E-cigarettes are a controversial topic across the country. Utah holds some of the strictest substance laws in the nation, and soon e-cigarettes will be lumped into that category. House Bill 112 looks to make e-cigarettes the same under the law. Changing the wording of the law from “tobacco” to “tobacco products” would include e-cigarette and e-cigarettes distributors in the legal obligations under typical smoke shops. This holds multiple outcomes for local business and community at large.
Four Bountiful “vapor” stores have been refused a license for this current year. Vapor Dreams, Urban Vapor LLC, Vapor R Us and Vaporloc have been forced to close their doors, as state proximity laws are not allowing them to continue their businesses. While this law was already in place, many more businesses will need to be accounted for in HB 112’s execution. While Bountiful City may have dropped the ball on those four licenses, there should be some provision for existing businesses to be “grandfathered in,” a term used to denote the exception for establishments licensed before the law took effect.
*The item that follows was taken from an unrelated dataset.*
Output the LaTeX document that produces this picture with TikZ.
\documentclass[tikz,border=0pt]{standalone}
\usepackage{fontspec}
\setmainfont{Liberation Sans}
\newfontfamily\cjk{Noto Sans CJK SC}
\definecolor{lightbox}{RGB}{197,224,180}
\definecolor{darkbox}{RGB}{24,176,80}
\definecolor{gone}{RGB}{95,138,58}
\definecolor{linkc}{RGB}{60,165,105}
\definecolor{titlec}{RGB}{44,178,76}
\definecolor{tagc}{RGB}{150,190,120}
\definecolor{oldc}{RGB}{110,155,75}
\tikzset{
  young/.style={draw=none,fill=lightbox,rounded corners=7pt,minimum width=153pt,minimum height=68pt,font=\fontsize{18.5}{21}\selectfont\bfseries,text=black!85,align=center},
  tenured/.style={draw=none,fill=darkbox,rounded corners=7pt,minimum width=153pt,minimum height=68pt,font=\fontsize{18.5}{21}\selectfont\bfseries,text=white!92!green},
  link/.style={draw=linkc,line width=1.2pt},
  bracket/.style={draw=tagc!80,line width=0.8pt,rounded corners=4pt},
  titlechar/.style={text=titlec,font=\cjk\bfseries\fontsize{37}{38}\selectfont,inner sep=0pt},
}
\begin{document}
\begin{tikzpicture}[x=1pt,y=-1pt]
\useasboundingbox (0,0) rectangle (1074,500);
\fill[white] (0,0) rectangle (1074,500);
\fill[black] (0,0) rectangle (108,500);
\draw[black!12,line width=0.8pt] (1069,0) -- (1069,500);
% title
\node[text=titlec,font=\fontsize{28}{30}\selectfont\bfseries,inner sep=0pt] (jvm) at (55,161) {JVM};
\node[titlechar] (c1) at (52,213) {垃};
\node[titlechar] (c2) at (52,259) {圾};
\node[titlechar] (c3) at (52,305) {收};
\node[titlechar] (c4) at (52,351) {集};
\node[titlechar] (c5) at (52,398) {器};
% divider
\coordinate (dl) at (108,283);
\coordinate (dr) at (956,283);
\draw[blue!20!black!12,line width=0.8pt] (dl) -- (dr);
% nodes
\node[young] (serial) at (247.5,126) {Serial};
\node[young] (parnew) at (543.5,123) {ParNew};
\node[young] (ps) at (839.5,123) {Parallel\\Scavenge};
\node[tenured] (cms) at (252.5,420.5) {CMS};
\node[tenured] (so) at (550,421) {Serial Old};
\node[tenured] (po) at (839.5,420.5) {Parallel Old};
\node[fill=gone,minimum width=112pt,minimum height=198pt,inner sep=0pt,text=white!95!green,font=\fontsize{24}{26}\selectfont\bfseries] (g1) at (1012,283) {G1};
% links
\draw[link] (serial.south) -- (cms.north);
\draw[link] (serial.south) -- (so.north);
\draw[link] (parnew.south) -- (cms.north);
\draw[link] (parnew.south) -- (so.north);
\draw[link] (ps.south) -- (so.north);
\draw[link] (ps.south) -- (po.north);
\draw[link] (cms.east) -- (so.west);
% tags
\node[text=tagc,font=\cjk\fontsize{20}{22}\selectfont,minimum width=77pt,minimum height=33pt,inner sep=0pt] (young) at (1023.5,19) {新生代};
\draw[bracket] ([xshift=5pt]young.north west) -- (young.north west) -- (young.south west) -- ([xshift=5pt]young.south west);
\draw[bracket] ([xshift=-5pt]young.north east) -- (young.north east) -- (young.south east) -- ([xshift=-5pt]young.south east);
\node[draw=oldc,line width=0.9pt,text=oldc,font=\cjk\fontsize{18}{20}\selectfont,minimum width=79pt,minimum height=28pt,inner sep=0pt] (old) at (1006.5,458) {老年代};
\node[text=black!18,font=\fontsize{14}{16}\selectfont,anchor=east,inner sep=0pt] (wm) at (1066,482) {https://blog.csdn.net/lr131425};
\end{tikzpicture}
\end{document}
Aside from the apparent consequences for business, the bill is a good thing. If the business aspects can be worked out, then it makes sense to limit the sale of nicotine products to those who can buy tobacco. According to the CDC, the number of high school–aged youth who have used e-cigarettes has more than doubled since 2011. This statistic is alarming for many reasons, not the least of which is that more of the rising generation is acquiring a taste (or twitch) for nicotine.
With the lack of data about the effects of e-cigarettes on health and the statistics of teen usage, it makes a good deal of sense to take them out of kids’ hands, or at least out of their legal reach. Why would a 14-year-old need to “vape”? We can’t think of a good reason. While the law itself won’t stop kids from puffing, it will impose penalties on violators, youth and otherwise.
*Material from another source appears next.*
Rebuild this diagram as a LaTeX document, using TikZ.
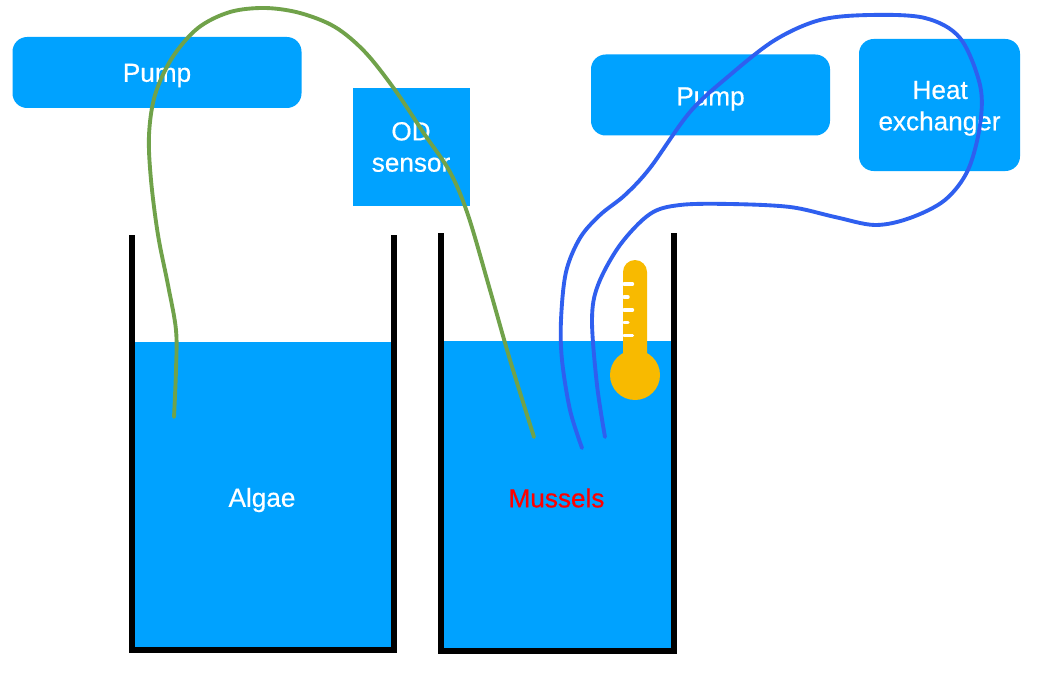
\documentclass[tikz,border=0pt]{standalone}
\usepackage{fontspec}
\setmainfont[FakeBold=0.5]{Liberation Sans}
\definecolor{water}{HTML}{00A2FF}
\definecolor{algaeline}{HTML}{70A24A}
\definecolor{musselline}{HTML}{2F5FEF}
\definecolor{thermo}{HTML}{F8BA00}
\tikzset{
  every node/.style={font=\fontsize{19.6}{23.5}\selectfont},
  unit/.style={fill=water,text=white,align=center,inner sep=0pt,rounded corners=11pt},
  sensorbox/.style={fill=water,text=white,align=center,inner sep=0pt},
  waterbody/.style={fill=water,draw=none,inner sep=0pt},
  wall/.style={line width=4.6pt,line cap=rect,line join=miter},
  hose/.style={line width=2.9pt,line cap=round,line join=round},
  tick/.style={white,line width=2.6pt,line cap=round}
}
\begin{document}
\begin{tikzpicture}[x=0.75pt,y=-0.75pt]
\useasboundingbox (0,0) rectangle (1061,674);
\fill[white] (0,0) rectangle (1061,674);
% water
\node[waterbody,minimum width=257*0.75pt,minimum height=306*0.75pt,anchor=north west] (algaewater) at (134.5,342) {};
\node[waterbody,minimum width=229*0.75pt,minimum height=309*0.75pt,anchor=north west] (musselwater) at (443.5,341) {};
\node[text=white] (algae) at (262,500) {Algae};
\node[text=red] (mussels) at (556.5,498) {Mussels};
% tanks
\draw[wall] (132,238) -- (132,650) -- (394,650) -- (394,238);
\draw[wall] (441,236) -- (441,651) -- (674,651) -- (674,236);
% boxes
\node[unit,minimum width=289*0.75pt,minimum height=71*0.75pt] (pumpA) at (157,72.5) {\rule{0pt}{18pt}Pump};
\node[sensorbox,minimum width=117*0.75pt,minimum height=117*0.75pt] (od) at (411,147) {OD\\sensor};
\node[unit,minimum width=239*0.75pt,minimum height=81*0.75pt] (pumpB) at (710.5,95) {\rule{0pt}{19.5pt}Pump};
\node[unit,minimum width=161*0.75pt,minimum height=132*0.75pt] (hx) at (939.5,105) {\rule{0pt}{18.5pt}\hspace*{1pt}Heat\\exchanger};
% thermometer
\fill[thermo] (623,272) arc (180:360:12) -- (647,360) -- (623,360) -- cycle;
\fill[thermo] (635,375) circle (25);
\draw[tick] (624,284) -- (632.5,284);
\draw[tick] (624,297) -- (628,297);
\draw[tick] (624,310) -- (632.5,310);
\draw[tick] (624,322.5) -- (628,322.5);
\draw[tick] (624,335.5) -- (632.5,335.5);
% hoses
\coordinate (g1) at (174,417);
\coordinate (g2) at (534,437);
\coordinate (b1) at (582,448);
\coordinate (b2) at (605,437);
\draw[hose,algaeline] plot[smooth,tension=0.55] coordinates {(g1) (176,370) (176,330) (168,285) (158,235) (151,180) (149,135) (155,95) (172,58) (198,28) (230,12) (265,8) (300,13) (335,27) (365,52) (395,90) (425,135) (450,172) (468,215) (490,290) (510,360) (g2)};
\draw[hose,musselline] plot[smooth,tension=0.55] coordinates {(b1) (570,410) (562,360) (561,320) (566,272) (580,238) (600,215) (625,195) (650,168) (690,112) (730,75) (775,40) (820,20) (870,15) (925,18) (960,38) (980,85) (980,125) (968,170) (945,200) (910,218) (875,225) (835,217) (790,207) (730,204) (680,205) (650,214) (620,245) (598,285) (592,320) (597,385) (b2)};
\end{tikzpicture}
\end{document}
If a minor is found with possession of “tobacco products,” the law would view that as the same as smoking tobacco, and they would proceed through the juvenile courts. If an adult gives tobacco products to a minor, they will be charged with a Class C misdemeanor. People haven’t followed these laws with tobacco, so why should they with e-cigarettes?
The marketing campaigns of many of these e-cigarettes are mildly unnerving as well. Childish flavors like blue raspberry and bubble gum don’t seem to appeal to modern smokers. If juice was released that tasted like American Spirit, Newports or Cuban cigars (special juice would be available in Colorado), it would stand to reason that these companies were out to replace the smoke of choice for seasoned smokers. But they’re not, as is seen by their flavors. Just because something is kiwi-strawberry flavored doesn’t mean it’s not addicting. Anyone who has tried a Jolly Rancher can attest to that fact.
Nicotine isn’t good in any context. If it’s put in cereal or juice boxes, laws will be passed against those too. As amusing as nicotine-related cereal would be (can’t get enough of that Vapor Crisp!), it is a serious thought to consider where nicotine products will be stopped.
Keep the business and the e-cigarettes open for adults, but leave the kids out of it. For this, HB 112 is a good start.